What began as a series of recommendations from teachers and community members has since blossomed into a dedicated group of students working to improve multiple aspects of home and school life.

The Youth Asset Team, as the group is called, was formed in an effort to help address a list of developmental assets that were scored through surveys taken by students. The team then looks at the areas where the most improvement was needed, such as communication, and brainstorms ideas on how to educate students and parents.

"It all started last year when a bunch of us got a Facebook message saying we had been recommended," YAT member Amy Sanborn said. "There was originally a list of 20 people but about 10 of us ended up sticking with it."

One of the current members, James Burgoyne, became a part of the team after being invited.

"I'm second generation because I was invited by someone who was already in the group," Burgoyne said. "I'm kind of like a prodigy," he joked.

Sanborn said this year the group is focusing mostly on the developmental assets to help improve the scores.

"Our major focus is on the assets because of the poor outcome," Sanborn said. "We've really been focusing on a caring school environment, teacher/student relationships and talking to younger parents."

When the group was just getting started last year, the focus was more on getting the results of the developmental assets surveys to the public.

"Last year we worked with getting the results out to students and parents," YAT member Sarah Smith said.

Getting the word out has been one of the obstacles the group has faced since its formation.

"There's this kind of `who are you?' line of thinking when students hear about us," Sanborn said. "I still think students don't really know who we are but we've had articles written about us and we are trying to let people know what we do."

In an effort to publicize the group's existence, YAT member Evan Rogers said the group is currently working with the Chamber of Commerce to give an award to the restaurant that is the most student-friendly.

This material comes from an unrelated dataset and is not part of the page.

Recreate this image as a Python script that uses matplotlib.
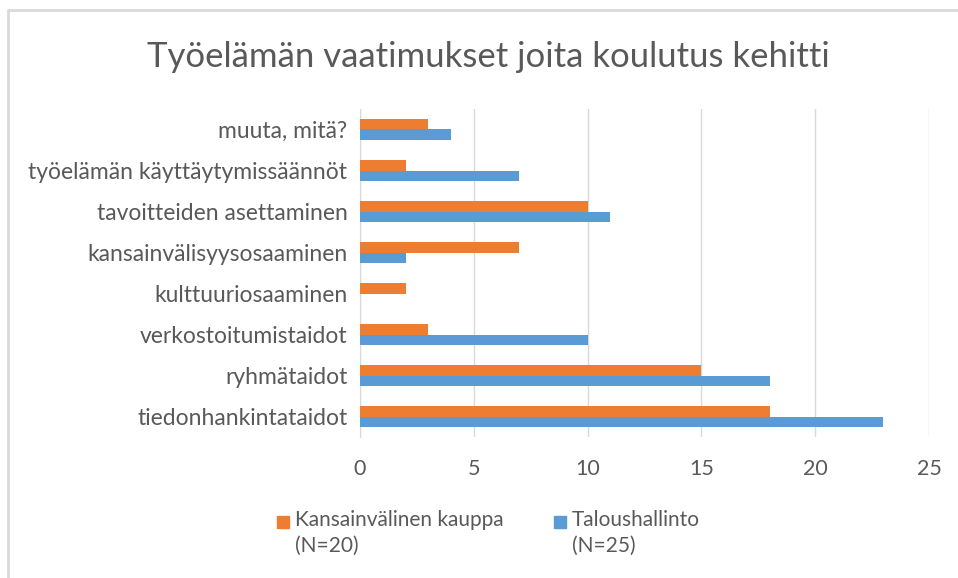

"If someone wants to get involved with kids then we can help connect the two sides," Rogers said.

Thriving Youth Coordinator Martha Rhein said the group has gained momentum through their work with the assets.

"These assets have the power to protect and promote," Rhein said. "We got the word out into the community and got some interested people."

YAT member Kate Ferguson said a lot of work has been done to promote the group but students aren't always aware the YAT was responsible for hosting an event.

"It's hard to put a face to what we do," Ferguson said. "Connecting what we do to the students is necessary."

Ferguson explained that she and another member, Jay Alter, would be attending a conference in Texas in order to learn more about what other groups like the YAT are doing.

"We're going to listen to what is being done around the country and how we can better our cause Ferguson said.

The YAT is currently hosting a series of lectures on different aspects of the developmental assets for students and parents.